Apart from those instances, no third-party candidate has won a state since 1924 — ever since Sen. Robert La Follette won his home state of Wisconsin.
Like La Follette, McMullin is hoping to win his home state. He's also hoping to do so as what can't be described as anything other than a protest vote. McMullin has focused intently on wooing fellow Utah Mormons, whose distaste for Donald Trump runs deep but who also dislike Hillary Clinton enough that McMullin has an unusual path to victory. He has done this to the exclusion of basically every other state, and he launched his campaign too late to even make the ballot in many states.
And yet, here we are today, with polls showing him basically tied with Trump in Utah.
Clinton is close behind and appears to be competing for the state, but Trump and McMullin are favored in such a red state.
Back in 1924, La Follette was aiming much higher. He was actually looking like he could win as many as a dozen states by running under the newly created Progressive Party banner and accusing both major parties of being too conservative.
As Santa Clara University professor Nancy C. Unger wrote in 2000:
Back in 1924, press reports predicted that La Follette would carry Wisconsin and possibly 12 northwestern states. Journalists forecast that La Follette's power and influence would divide the Republicans, conceivably forcing the election of the president and vice president into the House and Senate respectively. Instead, the majority of citizens projected to vote for La Follette did not do so. ...
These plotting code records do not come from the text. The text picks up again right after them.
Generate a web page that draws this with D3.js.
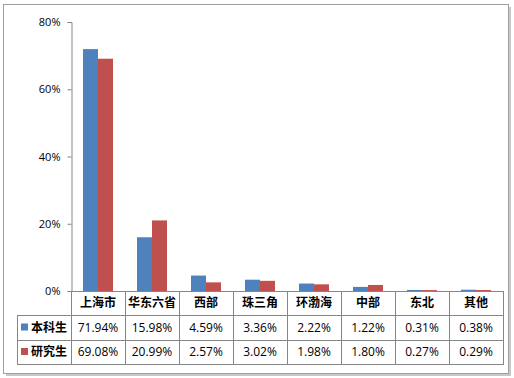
<!DOCTYPE html>
<html><head><meta charset="utf-8">
<script src="https://cdn.jsdelivr.net/npm/d3@7"></script>
<style>
body{margin:0;background:#fff;}
svg{display:block;}
</style></head><body>
<svg id="c" width="514" height="378"></svg>
<script>
const categories = ["上海市","华东六省","西部","珠三角","环渤海","中部","东北","其他"];
const seriesNames = ["本科生","研究生"];
const undergrad = [71.94,15.98,4.59,3.36,2.22,1.22,0.31,0.38];
const graduate = [69.08,20.99,2.57,3.02,1.98,1.80,0.27,0.29];
const yTicks = [0,20,40,60,80];
const colors = ["#4F81BD","#C0504D"];
const series = [undergrad, graduate];

const svg = d3.select("#c");
const numFont = "'Open Sans','Noto Sans',sans-serif";
const cjkFont = "'Noto Sans CJK SC',sans-serif";

// frame with shadow
svg.append("rect").attr("x",6).attr("y",7).attr("width",505).attr("height",369).attr("fill","#c8c8c8");
svg.append("rect").attr("x",3.5).attr("y",4.5).attr("width",505).attr("height",369).attr("fill","#fff").attr("stroke","#a0a0a0").attr("stroke-width",1);

const x0 = 71, x1 = 503, yTop = 22, yBot = 291;
const x = d3.scaleBand().domain(categories).range([x0,x1]).paddingInner(0).paddingOuter(0);
const y = d3.scaleLinear().domain([0,80]).range([yBot,yTop]);
const inner = d3.scaleBand().domain([0,1]).range([12, x.bandwidth()-12]);

// y axis
const yAxis = d3.axisLeft(y).tickValues(yTicks).tickSize(4).tickPadding(4).tickFormat(d=>d+"%");
const ga = svg.append("g").attr("transform",`translate(${x0+0.5},0)`).call(yAxis);
ga.select(".domain").attr("stroke","#868686");
ga.selectAll(".tick line").attr("stroke","#868686");
ga.selectAll(".tick text").attr("font-family",numFont).attr("font-size",11).attr("fill","#000").attr("dx",-3);

// bars
series.forEach((s,si)=>{
  svg.append("g").selectAll("rect").data(s).join("rect")
    .attr("x",(d,i)=>x(categories[i])+inner(si))
    .attr("width",inner.bandwidth())
    .attr("y",d=>y(d))
    .attr("height",d=>yBot-y(d))
    .attr("fill",colors[si]);
});

// table
const rowH = [291,315,340,364];
const tl = svg.append("g").attr("stroke","#868686").attr("stroke-width",1).attr("fill","none");
// horizontal lines
tl.append("line").attr("x1",x0).attr("x2",x1).attr("y1",rowH[0]+0.5).attr("y2",rowH[0]+0.5);
[1,2,3].forEach(i=>{
  tl.append("line").attr("x1",17).attr("x2",x1).attr("y1",rowH[i]+0.5).attr("y2",rowH[i]+0.5);
});
// vertical lines
categories.forEach(c=>{
  tl.append("line").attr("x1",x(c)+0.5).attr("x2",x(c)+0.5).attr("y1",rowH[0]).attr("y2",rowH[3]+1);
});
tl.append("line").attr("x1",x1+0.5).attr("x2",x1+0.5).attr("y1",rowH[0]).attr("y2",rowH[3]+1);
tl.append("line").attr("x1",17.5).attr("x2",17.5).attr("y1",rowH[1]).attr("y2",rowH[3]+1);

// category labels
svg.append("g").selectAll("text").data(categories).join("text")
  .attr("x",d=>x(d)+x.bandwidth()/2).attr("y",(rowH[0]+rowH[1])/2+1)
  .attr("text-anchor","middle").attr("dominant-baseline","middle")
  .attr("font-family",cjkFont).attr("font-weight","bold").attr("font-size",12).attr("fill","#000")
  .text(d=>d);

// series rows
series.forEach((s,si)=>{
  const cy = (rowH[si+1]+rowH[si+2])/2;
  svg.append("rect").attr("x",21).attr("y",cy-4).attr("width",7).attr("height",7).attr("fill",colors[si]);
  svg.append("text").attr("x",31).attr("y",cy+1).attr("dominant-baseline","middle")
    .attr("font-family",cjkFont).attr("font-weight","bold").attr("font-size",12).attr("fill","#000")
    .text(seriesNames[si]);
  svg.append("g").selectAll("text").data(s).join("text")
    .attr("x",(d,i)=>x(categories[i])+x.bandwidth()/2).attr("y",cy+1)
    .attr("text-anchor","middle").attr("dominant-baseline","middle")
    .attr("font-family",numFont).attr("font-size",12).attr("fill","#000")
    .text(d=>d.toFixed(2)+"%");
});
</script>
</body></html>
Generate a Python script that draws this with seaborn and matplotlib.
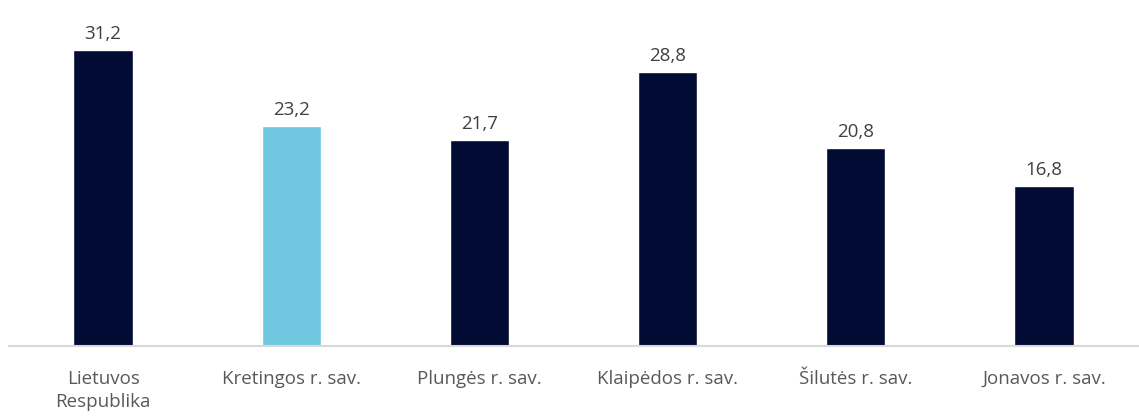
import matplotlib
matplotlib.use("Agg")
import matplotlib.pyplot as plt
import seaborn as sns
import pandas as pd

categories = ["Lietuvos\nRespublika", "Kretingos r. sav.", "Plungės r. sav.",
              "Klaipėdos r. sav.", "Šilutės r. sav.", "Jonavos r. sav."]
values = [31.2, 23.2, 21.7, 28.8, 20.8, 16.8]
highlight = [False, True, False, False, False, False]

df = pd.DataFrame({"cat": categories, "val": values, "hl": highlight})

sns.set_theme(style="white")
plt.rcParams['font.family'] = ['Open Sans', 'DejaVu Sans']

fig = plt.figure(figsize=(11.39, 4.17), dpi=100)
ax = fig.add_axes([0.0079, 0.170, 0.9912, 0.775])

sns.barplot(data=df, x="cat", y="val", hue="hl",
            palette={False: "#020b33", True: "#70c8e0"},
            width=0.315, dodge=False, legend=False, ax=ax, saturation=1)

# value labels with decimal comma
for c in ax.containers:
    ax.bar_label(c, labels=[f"{v:.1f}".replace(".", ",") if v == v else "" for v in c.datavalues],
                 padding=5, fontsize=13.5, color="#404040")

ax.set_ylim(0, 34)
ax.set_xlim(-0.5, len(categories) - 0.5)
ax.set_xlabel("")
ax.set_ylabel("")
ax.set_yticks([])
for s in ["top", "right", "left"]:
    ax.spines[s].set_visible(False)
ax.spines["bottom"].set_color("#d9d9d9")
ax.spines["bottom"].set_linewidth(1.5)
ax.tick_params(axis="x", length=0, pad=17, labelsize=13.5, labelcolor="#595959")
for t in ax.get_xticklabels():
    t.set_linespacing(1.35)

fig.savefig("out.png", dpi=100)
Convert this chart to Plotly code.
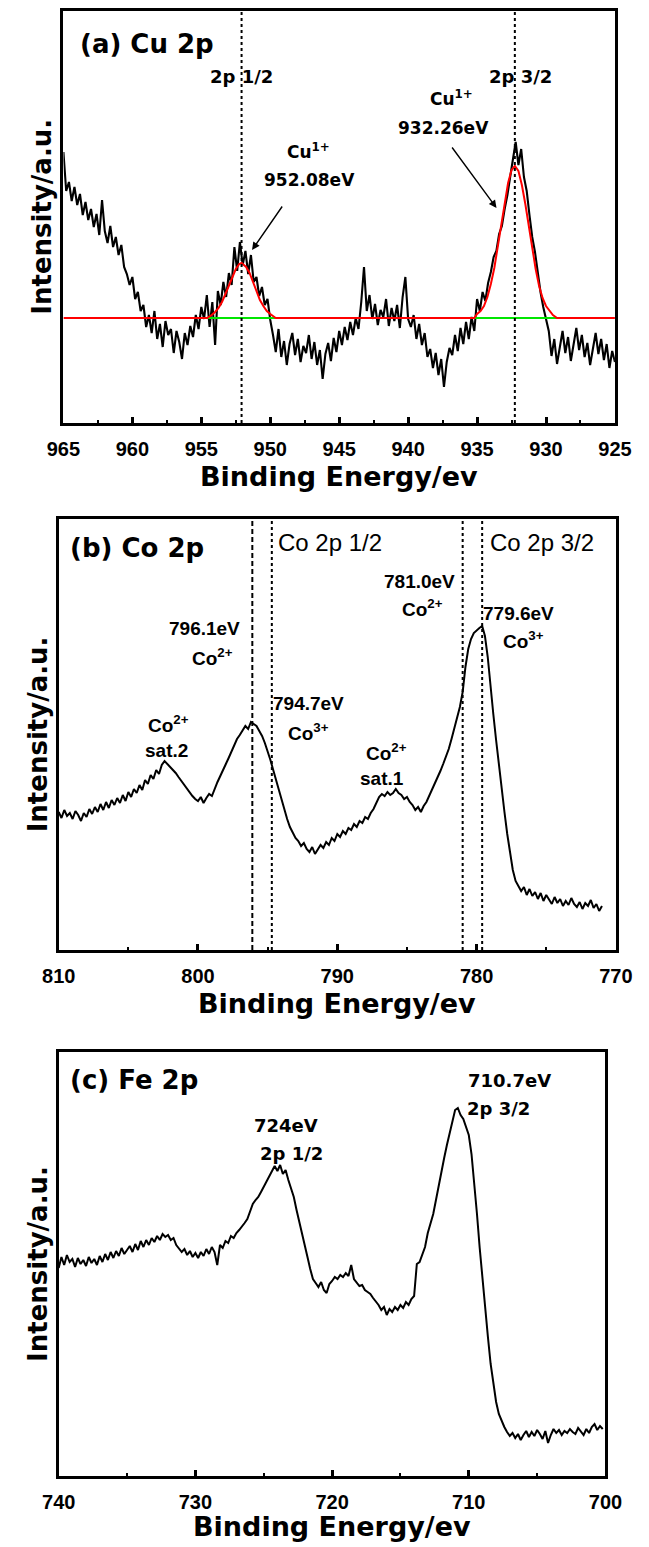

As with today, La Follette benefited in that race from two major-party candidates who were viewed as lackluster — Democrat John Davis and Republican Calvin Coolidge. He wound up winning only his home state, while finishing second — ahead of Davis — in 12 other states, all west of Wisconsin.
Before La Follette, there was Theodore Roosevelt in 1912 — a former president whose third-party candidacy could hardly be described as a protest vote. He actually finished second in the electoral college that year as the Progressive Party nominee. (Though it shared a name, this was actually a distinct and separate Progressive Party that would later fold, before La Follette picked up the mantle.)
And between the Civil War and Roosevelt, only one other third-party candidate carried a state: Populist Party nominee James Weaver, who took five states west of the Mississippi in 1892, running a campaign focused on monetary policy and combating millionaires.
Before the Civil War, American politics were much more segmented, with political parties cropping up and disappearing regularly. Accordingly, there were several third-party candidates who won states along the way.
But going back to the Civil War, what McMullin is attempting today has basically no direct precedent. We'll see if the voters of Utah think that's a protest vote worth casting.